Saturday, March 7, 2026

Project Jugnu

Project Jugnu: Automating Indian Personal Finance with Firefly III and Python

Managing personal finances shouldn't require a daily manual grind. I wanted a lightweight, local-first envelope budgeting tool, but I quickly ran into a major roadblock: standard out-of-the-box (OOTB) tools simply do not play nicely with the Indian banking ecosystem.

Here is how I bypassed the friction of manual CSV uploads and built a custom, automated ingestion pipeline for my home server using Docker, Firefly III, and a custom Python parser I call Project Jugnu.

1. The Problem: Indian Banking vs. Standard APIs

If you use accounts like HDFC, IDFC, or Kotak, or investment platforms like Zerodha and Upstox, you already know the pain. Individual APIs are rarely available for retail banking, meaning you are stuck manually downloading and uploading PDF or CSV statements.

Furthermore, Indian banking SMS alerts are incredibly chaotic. Standard OOTB importers struggle with:

  • Timezone Drift: Defaulting to UTC, which pushes late-night IST transactions into the wrong calendar day.

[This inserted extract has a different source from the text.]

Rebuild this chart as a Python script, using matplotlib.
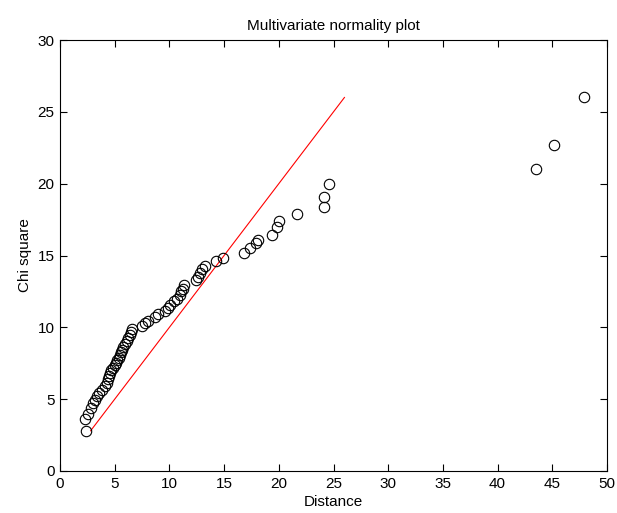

  • Duplicate Entries: Failing to intelligently link a withdrawal and a deposit as a single "Transfer" when moving money between your own accounts.

I needed a system with less friction.

2. The Architecture: Local-First Ledger

I chose Firefly III as the core engine. It is a fantastic double-entry bookkeeping ledger. To keep my data private, I deployed it on my home server using docker-compose.

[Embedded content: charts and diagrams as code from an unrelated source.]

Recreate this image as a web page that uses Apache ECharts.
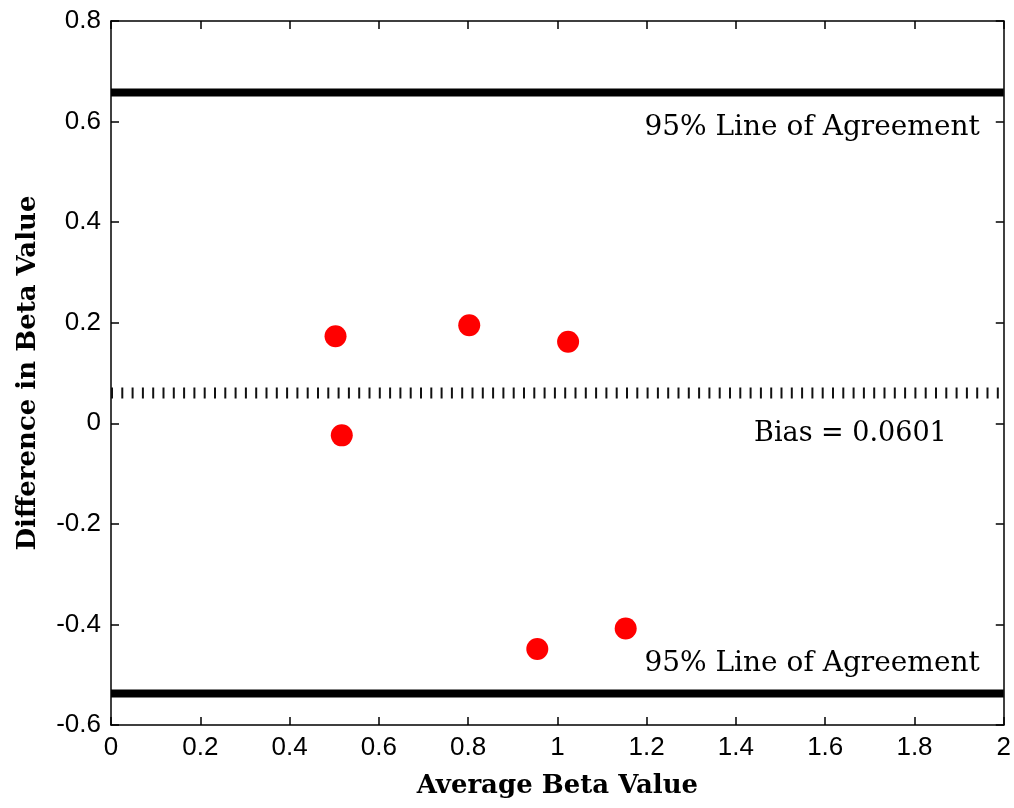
<!DOCTYPE html>
<html>
<head>
<meta charset="utf-8">
<script src="https://cdn.jsdelivr.net/npm/echarts@6/dist/echarts.min.js"></script>
<style>
  html, body { margin: 0; padding: 0; background: #fff; }
  #chart { width: 1014px; height: 808px; }
</style>
</head>
<body>
<div id="chart"></div>
<script>
// Bland-Altman plot: difference vs. average of two beta measurements
const averageBeta = [0.503, 0.517, 0.8025, 1.024, 0.955, 1.153];
const differenceBeta = [0.173, -0.024, 0.195, 0.162, -0.449, -0.408];

const bias = 0.0601;
const upperLimit = 0.6576;
const lowerLimit = -0.5374;

const xTicks = [0, 0.2, 0.4, 0.6, 0.8, 1, 1.2, 1.4, 1.6, 1.8, 2];
const yTicks = [-0.6, -0.4, -0.2, 0, 0.2, 0.4, 0.6, 0.8];

const limitLabel = '95% Line of Agreement';
const biasLabel = 'Bias = ' + bias.toFixed(4);
const xTitle = 'Average Beta Value';
const yTitle = 'Difference in Beta Value';

const points = averageBeta.map((x, i) => [x, differenceBeta[i]]);
const xMin = xTicks[0], xMax = xTicks[xTicks.length - 1];
const yMin = yTicks[0], yMax = yTicks[yTicks.length - 1];

const tickFont = { fontFamily: 'Liberation Sans', fontSize: 26, color: '#000' };
const serif = 'DejaVu Serif';

function fmt(v) {
  return String(Math.round(v * 10) / 10);
}

const axisBase = {
  type: 'value',
  interval: 0.2,
  axisLine: { show: true, onZero: false, lineStyle: { color: '#000', width: 1.5 } },
  axisTick: { show: true, inside: true, length: 8, lineStyle: { color: '#000', width: 1.5 } },
  splitLine: { show: false }
};

// invisible reference line that only carries a text label
function labelLine(value, text, position, distance, size) {
  return {
    symbol: 'none', silent: true,
    lineStyle: { color: 'rgba(0,0,0,0)', width: 0 },
    label: {
      show: true, position: position, distance: distance,
      formatter: text, fontFamily: serif, fontSize: size, color: '#000'
    },
    data: [{ yAxis: value }]
  };
}

const chart = echarts.init(document.getElementById('chart'), null, { renderer: 'canvas' });

chart.setOption({
  animation: false,
  backgroundColor: '#fff',
  grid: { left: 111, right: 10, top: 21, bottom: 83 },
  xAxis: [
    Object.assign({}, axisBase, {
      min: xMin, max: xMax, position: 'bottom',
      axisLabel: Object.assign({ margin: 10, formatter: fmt }, tickFont),
      name: xTitle, nameLocation: 'middle', nameGap: 48,
      nameTextStyle: { fontFamily: serif, fontWeight: 'bold', fontSize: 26, color: '#000' }
    }),
    Object.assign({}, axisBase, {
      min: xMin, max: xMax, position: 'top', axisLabel: { show: false }
    })
  ],
  yAxis: [
    Object.assign({}, axisBase, {
      min: yMin, max: yMax, position: 'left',
      axisLabel: Object.assign({ margin: 10, formatter: fmt }, tickFont),
      name: yTitle, nameLocation: 'middle', nameGap: 70,
      nameTextStyle: { fontFamily: serif, fontWeight: 'bold', fontSize: 26, color: '#000' }
    }),
    Object.assign({}, axisBase, {
      min: yMin, max: yMax, position: 'right', axisLabel: { show: false }
    })
  ],
  series: [
    {
      name: 'Upper limit',
      type: 'line',
      data: [[xMin, upperLimit], [xMax, upperLimit]],
      symbol: 'none',
      lineStyle: { color: '#000', width: 8 },
      markLine: labelLine(upperLimit, limitLabel, 'insideEndBottom', [24, 22], 28)
    },
    {
      name: 'Lower limit',
      type: 'line',
      data: [[xMin, lowerLimit], [xMax, lowerLimit]],
      symbol: 'none',
      lineStyle: { color: '#000', width: 8 },
      markLine: labelLine(lowerLimit, limitLabel, 'insideEndTop', [24, 17], 28)
    },
    {
      name: 'Bias',
      type: 'line',
      data: [[xMin, bias], [xMax, bias]],
      symbol: 'none',
      lineStyle: { color: '#111', width: 11, type: [2, 8.3], cap: 'butt' },
      markLine: labelLine(bias, biasLabel, 'insideEndBottom', [57, 27], 27)
    },
    {
      name: 'Measurements',
      type: 'scatter',
      data: points,
      symbol: 'circle',
      symbolSize: 22,
      itemStyle: { color: '#ff0000', opacity: 1 },
      z: 5
    }
  ]
});
</script>
</body>
</html>
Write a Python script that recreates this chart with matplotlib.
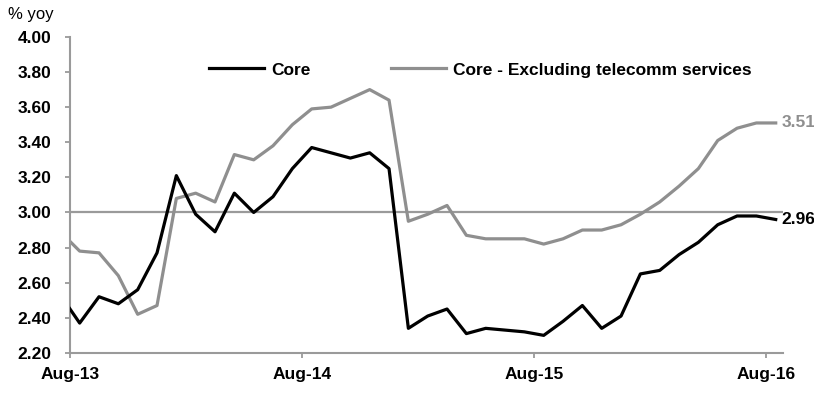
import matplotlib
matplotlib.use("Agg")
import matplotlib.pyplot as plt
from matplotlib import font_manager

# Jul-13 .. Aug-16, monthly, % yoy (first point sits left of the axis and gets clipped)
months = ["Jul-13", "Aug-13", "Sep-13", "Oct-13", "Nov-13", "Dec-13", "Jan-14", "Feb-14",
          "Mar-14", "Apr-14", "May-14", "Jun-14", "Jul-14", "Aug-14", "Sep-14", "Oct-14",
          "Nov-14", "Dec-14", "Jan-15", "Feb-15", "Mar-15", "Apr-15", "May-15", "Jun-15",
          "Jul-15", "Aug-15", "Sep-15", "Oct-15", "Nov-15", "Dec-15", "Jan-16", "Feb-16",
          "Mar-16", "Apr-16", "May-16", "Jun-16", "Jul-16", "Aug-16"]
core = [2.53, 2.37, 2.52, 2.48, 2.56, 2.77, 3.21, 2.99, 2.89, 3.11, 3.00, 3.09, 3.25,
        3.37, 3.34, 3.31, 3.34, 3.25, 2.34, 2.41, 2.45, 2.31, 2.34, 2.33, 2.32, 2.30,
        2.38, 2.47, 2.34, 2.41, 2.65, 2.67, 2.76, 2.83, 2.93, 2.98, 2.98, 2.96]
core_ex_tel = [2.89, 2.78, 2.77, 2.64, 2.42, 2.47, 3.08, 3.11, 3.06, 3.33, 3.30, 3.38, 3.50,
               3.59, 3.60, 3.65, 3.70, 3.64, 2.95, 2.99, 3.04, 2.87, 2.85, 2.85, 2.85, 2.82,
               2.85, 2.90, 2.90, 2.93, 2.99, 3.06, 3.15, 3.25, 3.41, 3.48, 3.51, 3.51]
tick_labels = ["Aug-13", "Aug-14", "Aug-15", "Aug-16"]
yticks = [2.20, 2.40, 2.60, 2.80, 3.00, 3.20, 3.40, 3.60, 3.80, 4.00]
ref_level = 3.00

# pick a narrow font if there is one
names = {f.name for f in font_manager.fontManager.ttflist}
fam = ["Liberation Sans Narrow", "Liberation Sans", "DejaVu Sans"]
fam = [f for f in fam if f in names] or ["DejaVu Sans"]
plt.rcParams["font.family"] = fam

GREY = "#8f8f8f"
AXC = "#9a9a9a"
FS = 12.5

# data sits mid-month, ticks at month start
x = [i - 0.5 for i in range(len(months))]

fig = plt.figure(figsize=(8.14, 3.93), dpi=100)
ax = fig.add_axes([0.086, 0.102, 0.876, 0.804])

ax.axhline(ref_level, color=AXC, lw=1.6, zorder=1)
ax.plot(x, core, color="black", lw=2.3, label="Core", zorder=3)
ax.plot(x, core_ex_tel, color=GREY, lw=2.3, label="Core - Excluding telecomm services", zorder=2)

ax.set_xlim(0, 36.88)
ax.set_ylim(2.2, 4.0)
ax.set_yticks(yticks)
ax.set_yticklabels(["%.2f" % v for v in yticks], fontsize=FS, fontweight="bold")
ax.set_xticks([0, 12, 24, 36])
ax.set_xticklabels(tick_labels, fontsize=FS, fontweight="bold")

for s in ["top", "right"]:
    ax.spines[s].set_visible(False)
for s in ["left", "bottom"]:
    ax.spines[s].set_color(AXC)
    ax.spines[s].set_linewidth(1.5)
ax.tick_params(axis="both", colors=AXC, labelcolor="black", length=3.5, width=1.3)
ax.tick_params(axis="x", pad=7)
ax.tick_params(axis="y", pad=10)

# end labels
ax.text(x[-1] + 0.3, core_ex_tel[-1], "%.2f" % core_ex_tel[-1], color=GREY,
        fontsize=FS, fontweight="bold", va="center", ha="left", clip_on=False)
ax.text(x[-1] + 0.3, core[-1], "%.2f" % core[-1], color="black",
        fontsize=FS, fontweight="bold", va="center", ha="left", clip_on=False)

fig.text(0.01, 0.962, "% yoy", fontsize=12, va="center", ha="left")

leg = fig.legend(loc="center", bbox_to_anchor=(0.59, 0.822), ncol=2, frameon=False,
                 handlelength=3.2, columnspacing=4.6, handletextpad=0.4,
                 prop={"size": FS, "weight": "bold"})

fig.savefig("out.png", dpi=100)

Here is the simplified docker-compose.yml stack to get the app and the PostgreSQL database running:

YAML
services:
  app:
    image: 'firefly-iii/core:latest' 
    container_name: firefly_app
    ports:
      - '5006:8080'
    environment:
      - APP_KEY=ThisIsASecretKeyOfExactly32Chars! 
      - DB_CONNECTION=pgsql
      - DB_HOST=db 
      - DB_PORT=5432
      - TZ=Asia/Kolkata 
    depends_on:
      - db

  db:
    image: 'postgres:15-alpine'
    container_name: firefly_db
    environment:
      - POSTGRES_USER=firefly
      - POSTGRES_PASSWORD=secret
      - POSTGRES_DB=firefly
    volumes:
      - ./firefly_db_data:/var/lib/postgresql/data

Pro-Tip: Setting the TZ=Asia/Kolkata environment variable is absolutely critical here to ensure the UI renders your transaction times correctly!

3. The Solution: Enter "Project Jugnu"

To solve the SMS parsing issue, I wrote a custom middleware script specifically tuned for Indian bank formats.

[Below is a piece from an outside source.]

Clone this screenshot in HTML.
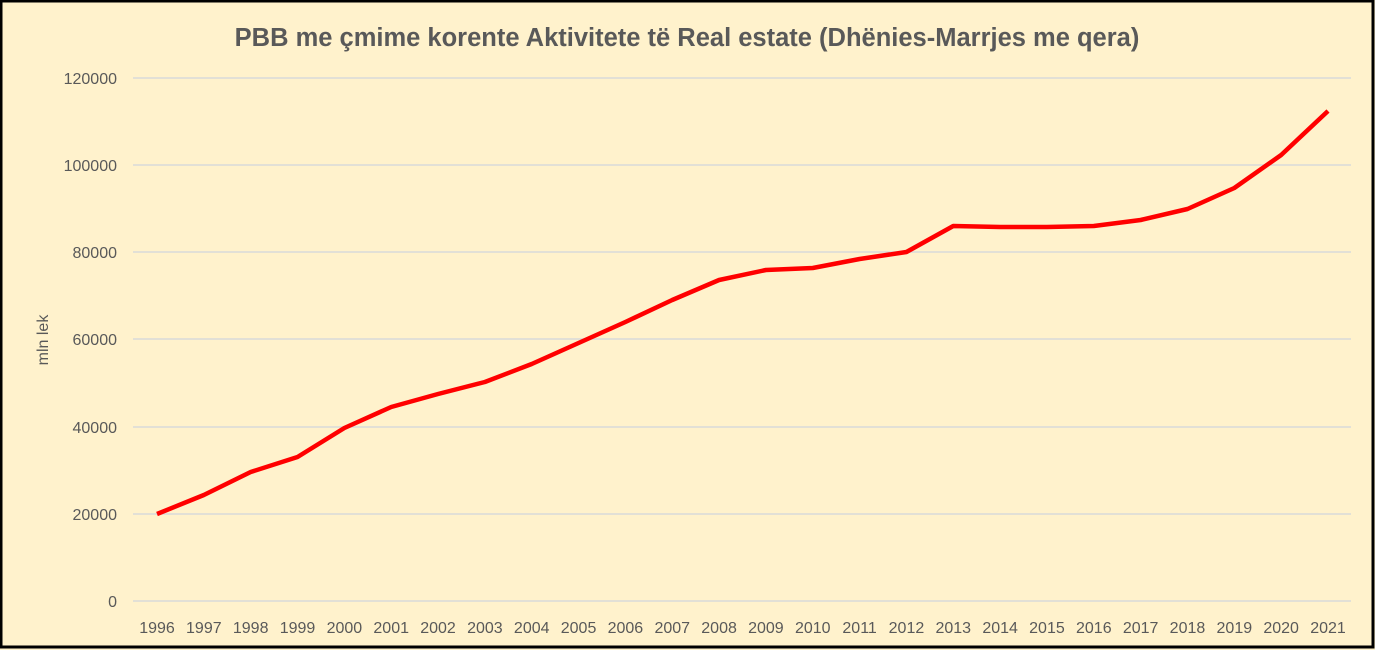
<!DOCTYPE html>
<html><head><meta charset="utf-8"><style>
html,body{margin:0;padding:0;background:#fff2cc;}
svg{display:block;}
text{font-family:"Liberation Sans",sans-serif;fill:#595959;}
</style></head><body>
<svg width="1375" height="650" xmlns="http://www.w3.org/2000/svg">
<rect x="1" y="1" width="1372" height="646" fill="#fff2cc" stroke="#000" stroke-width="3"/>
<text x="687" y="46" text-anchor="middle" font-size="25.5" font-weight="bold">PBB me çmime korente Aktivitete të Real estate (Dhënies-Marrjes me qera)</text>
<g stroke="#d9d9d9" stroke-width="1.5">
<line x1="133" x2="1351" y1="78" y2="78"/>
<line x1="133" x2="1351" y1="165" y2="165"/>
<line x1="133" x2="1351" y1="252" y2="252"/>
<line x1="133" x2="1351" y1="339" y2="339"/>
<line x1="133" x2="1351" y1="427" y2="427"/>
<line x1="133" x2="1351" y1="514" y2="514"/>
<line x1="133" x2="1351" y1="601" y2="601"/>
</g>
<g font-size="16" text-anchor="end">
<text x="117" y="84">120000</text>
<text x="117" y="171">100000</text>
<text x="117" y="258">80000</text>
<text x="117" y="345">60000</text>
<text x="117" y="433">40000</text>
<text x="117" y="520">20000</text>
<text x="117" y="607">0</text>
</g>
<text transform="translate(48,340) rotate(-90)" text-anchor="middle" font-size="16">mln lek</text>
<g font-size="16" text-anchor="middle">
<text x="157" y="633">1996</text><text x="203.84" y="633">1997</text><text x="250.68" y="633">1998</text><text x="297.52" y="633">1999</text><text x="344.36" y="633">2000</text><text x="391.2" y="633">2001</text><text x="438.04" y="633">2002</text><text x="484.88" y="633">2003</text><text x="531.72" y="633">2004</text><text x="578.56" y="633">2005</text><text x="625.4" y="633">2006</text><text x="672.24" y="633">2007</text><text x="719.08" y="633">2008</text><text x="765.92" y="633">2009</text><text x="812.76" y="633">2010</text><text x="859.6" y="633">2011</text><text x="906.44" y="633">2012</text><text x="953.28" y="633">2013</text><text x="1000.12" y="633">2014</text><text x="1046.96" y="633">2015</text><text x="1093.8" y="633">2016</text><text x="1140.64" y="633">2017</text><text x="1187.48" y="633">2018</text><text x="1234.32" y="633">2019</text><text x="1281.16" y="633">2020</text><text x="1328" y="633">2021</text>
</g>
<polyline fill="none" stroke="#ff0000" stroke-width="4.5" stroke-linejoin="round" points="157,514 203.84,495 250.68,472 297.52,457 344.36,428 391.2,407 438.04,394 484.88,382 531.72,364 578.56,343 625.4,322 672.24,300 719.08,280 765.92,270 812.76,268 859.6,259 906.44,252 953.28,226 1000.12,227 1046.96,227 1093.8,226 1140.64,220 1187.48,209 1234.32,188 1281.16,155 1328,111"/>
</svg>
</body></html>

Key Features of Project Jugnu:

  • Native IST Handling: It natively formats timestamps with the +05:30 offset so Firefly III logs the exact local time.

  • The "Catch & Merge" Logic: To avoid duplicate entries when transferring money between two of my own accounts, the script uses the UPI Reference Number. When the second SMS arrives, instead of creating a duplicate entry, it catches the 422 Unprocessable Entity API error and sends a PUT request to merge both alerts into a single, clean "Transfer" transaction.

You can check out the source code and run it yourself here: https://github.com/vikrant-pune/Project-Jugnu

4. Troubleshooting: Finding Your Data

If you ever need to manually inspect your database to fix a botched CSV import, you can connect a SQL client (like DBeaver) to your exposed 5432 port.

Watch out for this common trap: When you connect, you will likely see an empty database named postgres. Do not panic! This is just a default admin database. You need to expand your database list and specifically open the firefly database to find your actual transactions and accounts tables.